At the very second Twitter stock hit a new, all-time low of $13.90 per share today, a brief moment observed by CNet and others from which the share price has partially recovered according to Bloomberg, about 6,000 tweets were sent out, as they are pretty much every second according to the website Internet Live Stats.
Sadly, it's a #trend. While Twitter remains socially valuable to a great many loyal users, it lags in growth, has struggled to monetize itself, and its stock continues to slump. Last month, Twitter's earnings call disappointed investors — the company hauled in $595 million rather than an anticipated $607.8 million — prompting the Verge to catalogue the scattershot variety of changes instituted under CEO Jack Dorsey, a company co-founder who replaced Twitter's previous CEO, Dick Costolo. Its summary: None of them have worked.

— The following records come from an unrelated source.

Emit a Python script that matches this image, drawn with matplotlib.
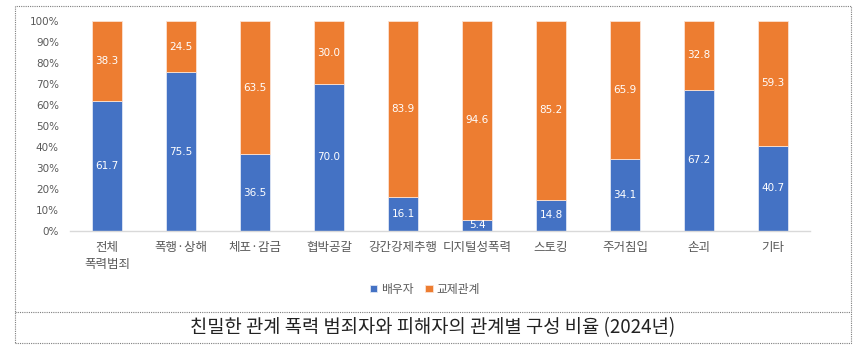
import matplotlib
matplotlib.use("Agg")
import matplotlib.pyplot as plt
from matplotlib.patches import Rectangle
from matplotlib.lines import Line2D

plt.rcParams['font.family'] = ['Noto Sans CJK KR', 'DejaVu Sans']

categories = ['전체\n폭력범죄', '폭행·상해', '체포·감금', '협박공갈', '강간강제추행', '디지털성폭력',
              '스토킹', '주거침입', '손괴', '기타']
spouse = [61.7, 75.5, 36.5, 70.0, 16.1, 5.4, 14.8, 34.1, 67.2, 40.7]
dating = [38.3, 24.5, 63.5, 30.0, 83.9, 94.6, 85.2, 65.9, 32.8, 59.3]
series_names = ['배우자', '교제관계']
yticks = [0, 10, 20, 30, 40, 50, 60, 70, 80, 90, 100]
title = '친밀한 관계 폭력 범죄자와 피해자의 관계별 구성 비율 (2024년)'

W, H = 860, 355
fig = plt.figure(figsize=(W / 100, H / 100), dpi=100)

def fx(px):
    return px / W

def fy(py):
    return 1 - py / H

ax = fig.add_axes([fx(70), fy(231), fx(810) - fx(70), fy(21) - fy(231)])

blue = '#4472C4'
orange = '#ED7D31'
x = list(range(len(categories)))
b1 = ax.bar(x, spouse, width=0.4, color=blue, edgecolor='#dfe6f5', linewidth=0.6, label=series_names[0])
b2 = ax.bar(x, dating, width=0.4, bottom=spouse, color=orange, edgecolor='#fbe2d2', linewidth=0.6, label=series_names[1])

for i in x:
    ax.text(i, spouse[i] / 2, f'{spouse[i]:.1f}', ha='center', va='center', color='white', fontsize=7.5,
            family=['DejaVu Sans'])
    ax.text(i, spouse[i] + dating[i] / 2, f'{dating[i]:.1f}', ha='center', va='center', color='white',
            fontsize=7.5, family=['DejaVu Sans'])

ax.set_xlim(-0.5, len(categories) - 0.5)
ax.set_ylim(0, 100)
ax.set_yticks(yticks)
ax.set_yticklabels([f'{t}%' for t in yticks], fontsize=7.5, color='#595959', family=['DejaVu Sans'])
ax.set_xticks(x)
ax.set_xticklabels(categories, fontsize=9, color='#595959', linespacing=1.45)
ax.tick_params(axis='both', length=0)
ax.tick_params(axis='x', pad=7)
ax.tick_params(axis='y', pad=8)
for s in ['top', 'right', 'left']:
    ax.spines[s].set_visible(False)
ax.spines['bottom'].set_color('#d9d9d9')
ax.spines['bottom'].set_linewidth(1)

leg = fig.legend(handles=[b1, b2], labels=series_names, loc='center', bbox_to_anchor=(fx(425), fy(289)),
                 ncol=2, frameon=False, fontsize=8.5, handlelength=0.6, handleheight=0.6,
                 handletextpad=0.3, columnspacing=1.0)
for t in leg.get_texts():
    t.set_color('#595959')

# outer dashed frame
fig.add_artist(Rectangle((fx(15), fy(343)), fx(851) - fx(15), fy(6) - fy(343), transform=fig.transFigure,
                         fill=False, edgecolor='#7f7f7f', linewidth=0.8, linestyle=(0, (1, 1))))
fig.add_artist(Line2D([fx(15), fx(851)], [fy(312), fy(312)], transform=fig.transFigure,
                      color='#7f7f7f', linewidth=0.8, linestyle=(0, (1, 1))))

fig.text(fx(433), fy(328), title, ha='center', va='center', fontsize=13.5, color='#222222')

fig.savefig('out.png', dpi=100)
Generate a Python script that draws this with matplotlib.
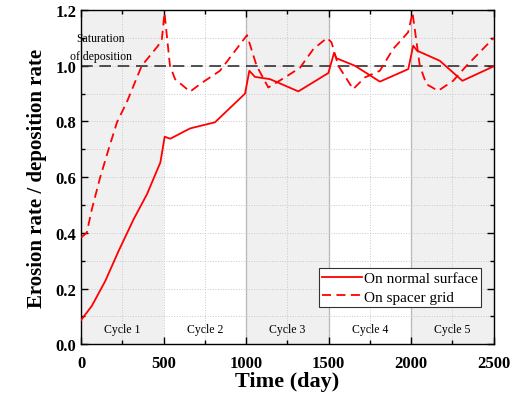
import matplotlib
matplotlib.use("Agg")
import matplotlib.pyplot as plt
from matplotlib.ticker import MultipleLocator

# erosion/deposition ratio on normal surface
normal_day = [0, 65, 146, 227, 318, 399, 480, 506, 540, 660, 811, 993, 1019, 1053,
              1144, 1316, 1498, 1532, 1547, 1659, 1810, 1982, 2012, 2036, 2173, 2310, 2500]
normal_val = [0.087, 0.138, 0.227, 0.335, 0.449, 0.539, 0.653, 0.745, 0.738, 0.775, 0.797, 0.900,
              0.982, 0.960, 0.952, 0.908, 0.974, 1.046, 1.027, 1.000, 0.943, 0.988, 1.072,
              1.054, 1.018, 0.946, 0.998]

# on spacer grid
grid_day = [0, 34, 65, 115, 166, 217, 277, 367, 458, 488, 505, 538, 569, 660, 720, 841,
            1005, 1063, 1134, 1184, 1245, 1326, 1407, 1490, 1517, 1558, 1648, 1719, 1810,
            1890, 1981, 2008, 2052, 2092, 2163, 2254, 2335, 2500]
grid_val = [0.383, 0.401, 0.485, 0.599, 0.700, 0.797, 0.870, 1.000, 1.066, 1.090, 1.190, 1.000,
            0.952, 0.907, 0.934, 0.982, 1.110, 1.000, 0.922, 0.940, 0.962, 0.993, 1.060, 1.100,
            1.084, 1.000, 0.916, 0.958, 0.982, 1.060, 1.120, 1.190, 1.000, 0.934, 0.910,
            0.946, 1.000, 1.100]

cycles = ["Cycle 1", "Cycle 2", "Cycle 3", "Cycle 4", "Cycle 5"]
cycle_len = 500

plt.rcParams["font.family"] = ["Liberation Serif", "DejaVu Serif"]

fig = plt.figure(figsize=(5.17, 4.10), dpi=100)
ax = fig.add_axes([0.157, 0.158, 0.798, 0.815])

for i, name in enumerate(cycles):
    x0 = i * cycle_len
    if i % 2 == 0:
        ax.axvspan(x0, x0 + cycle_len, color="#f0f0f0", lw=0, zorder=0)
    ax.text(x0 + cycle_len / 2, 0.055, name, ha="center", va="center", fontsize=8.5)
for x in [1000, 1500, 2000]:
    ax.axvline(x, color="#b0b0b0", lw=0.9, zorder=1)

ax.grid(True, which="both", color="#c8c8c8", ls=":", lw=0.7, zorder=0.5)
ax.axhline(1.0, color="#333333", ls=(0, (7, 4)), lw=1.2, zorder=2)

ax.plot(normal_day, normal_val, color="red", lw=1.3, label="On normal surface", zorder=3)
ax.plot(grid_day, grid_val, color="red", lw=1.3, ls=(0, (5, 3)), label="On spacer grid", zorder=3)

ax.text(118, 1.068, "Saturation\nof deposition", ha="center", va="center",
        fontsize=8.5, linespacing=1.6)

ax.set_xlim(0, 2500)
ax.set_ylim(0, 1.2)
ax.xaxis.set_major_locator(MultipleLocator(500))
ax.xaxis.set_minor_locator(MultipleLocator(250))
ax.yaxis.set_major_locator(MultipleLocator(0.2))
ax.yaxis.set_minor_locator(MultipleLocator(0.1))
ax.yaxis.set_major_formatter(matplotlib.ticker.FormatStrFormatter("%.1f"))
ax.tick_params(which="both", direction="in", top=True, right=True, width=1)
ax.tick_params(which="major", length=5, labelsize=12)
ax.tick_params(axis="x", which="major", pad=8)
ax.tick_params(which="minor", length=3)
for lab in ax.get_xticklabels() + ax.get_yticklabels():
    lab.set_fontweight("bold")
for s in ax.spines.values():
    s.set_linewidth(1.0)

ax.set_xlabel("Time (day)", fontsize=16, fontweight="bold", labelpad=0)
ax.set_ylabel("Erosion rate / deposition rate", fontsize=15, fontweight="bold", labelpad=6)

leg = ax.legend(loc="lower right", bbox_to_anchor=(0.97, 0.11), fontsize=11,
                frameon=True, fancybox=False, edgecolor="#333333", handlelength=2.6,
                handletextpad=0.1, borderpad=0.25, labelspacing=0.3, borderaxespad=0)
leg.get_frame().set_linewidth(0.8)
leg.get_frame().set_facecolor("white")
leg.get_frame().set_alpha(1)

fig.savefig("out.png", dpi=100)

Meanwhile, here on the ground San Francisco, Twitter's stock symbol doesn't capture its full symbolic status. As a beneficiary of the "Central Market/Tenderloin Payroll Tax Exclusion," it's been a touchstone for the local tech economy. Recently, the idea has been floated that Twitter's slowdown is a kind of tech bellwether that's brought office and apartment rents down with it as it's sent fear through VC firms and startups alike.
But is the symbolic worth of "TWTR" its actual worth? In the latest episode of HBO's Silicon Valley, a tech world comedy of manners, the new CEO of startup company Pied Piper delivers a great little epigram about the market to the company's founder, Richard Hendricks. "Do you know what Pied Piper's product is, Richard? Pied Piper's stock."
But Pied Piper hasn't even had an IPO.